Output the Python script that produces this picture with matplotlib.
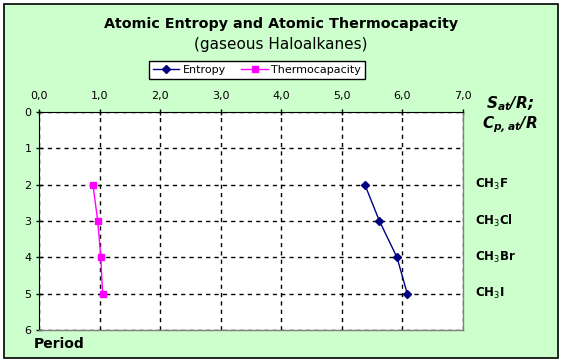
import matplotlib.pyplot as plt
from matplotlib.patches import Rectangle

# data
periods = [2, 3, 4, 5]
entropy = [5.38, 5.62, 5.91, 6.08]
thermocapacity = [0.89, 0.97, 1.02, 1.05]
compounds = ['CH$_3$F', 'CH$_3$Cl', 'CH$_3$Br', 'CH$_3$I']
x_ticks = [0, 1, 2, 3, 4, 5, 6, 7]
y_ticks = [0, 1, 2, 3, 4, 5, 6]

W, H = 562, 362
fig = plt.figure(figsize=(W / 100, H / 100), dpi=100)
fig.patch.set_facecolor('white')

# green chart area with black frame
fig.patches.append(Rectangle((4 / W, 4 / H), 554 / W, 354 / H, transform=fig.transFigure,
                             facecolor='#CCFFCC', edgecolor='black', linewidth=1.2, zorder=-5))

ax = fig.add_axes([39 / W, 1 - 330 / H, 424 / W, 218 / H])
ax.set_zorder(2)
ax.set_facecolor('white')

ax.plot(entropy, periods, color='#000080', marker='D', markersize=4, linewidth=1, label='Entropy')
ax.plot(thermocapacity, periods, color='#FF00FF', marker='s', markersize=5, linewidth=1,
        label='Thermocapacity')

ax.set_xlim(0, 7)
ax.set_ylim(6, 0)
ax.set_xticks(x_ticks)
ax.set_xticklabels([f'{v:.1f}'.replace('.', ',') for v in x_ticks])
ax.set_yticks(y_ticks)
ax.xaxis.tick_top()
ax.tick_params(axis='both', labelsize=8, length=4, direction='inout', width=1)
ax.tick_params(axis='x', pad=6)
ax.grid(True, color='black', linestyle=(0, (3, 3)), linewidth=1)

ax.spines['left'].set_color('black')
ax.spines['top'].set_color('black')
ax.spines['right'].set_color('gray')
ax.spines['bottom'].set_color('gray')
ax.spines['right'].set_linewidth(1)
ax.spines['bottom'].set_linewidth(1)

for p, c in zip(periods, compounds):
    ax.text(7.2, p, c, fontsize=8.5, fontweight='bold', va='center', ha='left', clip_on=False)

fig.text(510 / W, 1 - 104 / H, '$\\mathbfit{S}_{\\mathbfit{at}}$/R;', fontsize=11, ha='center',
         va='center', fontweight='bold', style='italic')
fig.text(510 / W, 1 - 125 / H, '$\\mathbfit{C}_{\\mathbfit{p,at}}$/R', fontsize=11, ha='center',
         va='center', fontweight='bold', style='italic')
fig.text(34 / W, 1 - 344 / H, 'Period', fontsize=10, fontweight='bold', ha='left', va='center')

fig.text(0.5, 1 - 24 / H, 'Atomic Entropy and Atomic Thermocapacity', fontsize=10.3,
         fontweight='bold', ha='center', va='center')
fig.text(0.5, 1 - 45 / H, '(gaseous Haloalkanes)', fontsize=11, ha='center', va='center')

leg = ax.legend(loc='center', bbox_to_anchor=(257 / W, 1 - 70 / H), bbox_transform=fig.transFigure,
                ncol=2, fontsize=8, frameon=True, fancybox=False, framealpha=1,
                edgecolor='black', handlelength=2.4, handletextpad=0.3, columnspacing=1.4,
                borderpad=0.35)
leg.get_frame().set_linewidth(1)

fig.savefig('out.png', dpi=100, facecolor=fig.get_facecolor())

■ ■ ■ ■

## [Work to complete]
Restate the data above word for word. Do not include the images.

## [Full response]
Output the Python script that produces this picture with matplotlib.
import matplotlib.pyplot as plt
from matplotlib.patches import Rectangle

# data
periods = [2, 3, 4, 5]
entropy = [5.38, 5.62, 5.91, 6.08]
thermocapacity = [0.89, 0.97, 1.02, 1.05]
compounds = ['CH$_3$F', 'CH$_3$Cl', 'CH$_3$Br', 'CH$_3$I']
x_ticks = [0, 1, 2, 3, 4, 5, 6, 7]
y_ticks = [0, 1, 2, 3, 4, 5, 6]

W, H = 562, 362
fig = plt.figure(figsize=(W / 100, H / 100), dpi=100)
fig.patch.set_facecolor('white')

# green chart area with black frame
fig.patches.append(Rectangle((4 / W, 4 / H), 554 / W, 354 / H, transform=fig.transFigure,
                             facecolor='#CCFFCC', edgecolor='black', linewidth=1.2, zorder=-5))

ax = fig.add_axes([39 / W, 1 - 330 / H, 424 / W, 218 / H])
ax.set_zorder(2)
ax.set_facecolor('white')

ax.plot(entropy, periods, color='#000080', marker='D', markersize=4, linewidth=1, label='Entropy')
ax.plot(thermocapacity, periods, color='#FF00FF', marker='s', markersize=5, linewidth=1,
        label='Thermocapacity')

ax.set_xlim(0, 7)
ax.set_ylim(6, 0)
ax.set_xticks(x_ticks)
ax.set_xticklabels([f'{v:.1f}'.replace('.', ',') for v in x_ticks])
ax.set_yticks(y_ticks)
ax.xaxis.tick_top()
ax.tick_params(axis='both', labelsize=8, length=4, direction='inout', width=1)
ax.tick_params(axis='x', pad=6)
ax.grid(True, color='black', linestyle=(0, (3, 3)), linewidth=1)

ax.spines['left'].set_color('black')
ax.spines['top'].set_color('black')
ax.spines['right'].set_color('gray')
ax.spines['bottom'].set_color('gray')
ax.spines['right'].set_linewidth(1)
ax.spines['bottom'].set_linewidth(1)

for p, c in zip(periods, compounds):
    ax.text(7.2, p, c, fontsize=8.5, fontweight='bold', va='center', ha='left', clip_on=False)

fig.text(510 / W, 1 - 104 / H, '$\\mathbfit{S}_{\\mathbfit{at}}$/R;', fontsize=11, ha='center',
         va='center', fontweight='bold', style='italic')
fig.text(510 / W, 1 - 125 / H, '$\\mathbfit{C}_{\\mathbfit{p,at}}$/R', fontsize=11, ha='center',
         va='center', fontweight='bold', style='italic')
fig.text(34 / W, 1 - 344 / H, 'Period', fontsize=10, fontweight='bold', ha='left', va='center')

fig.text(0.5, 1 - 24 / H, 'Atomic Entropy and Atomic Thermocapacity', fontsize=10.3,
         fontweight='bold', ha='center', va='center')
fig.text(0.5, 1 - 45 / H, '(gaseous Haloalkanes)', fontsize=11, ha='center', va='center')

leg = ax.legend(loc='center', bbox_to_anchor=(257 / W, 1 - 70 / H), bbox_transform=fig.transFigure,
                ncol=2, fontsize=8, frameon=True, fancybox=False, framealpha=1,
                edgecolor='black', handlelength=2.4, handletextpad=0.3, columnspacing=1.4,
                borderpad=0.35)
leg.get_frame().set_linewidth(1)

fig.savefig('out.png', dpi=100, facecolor=fig.get_facecolor())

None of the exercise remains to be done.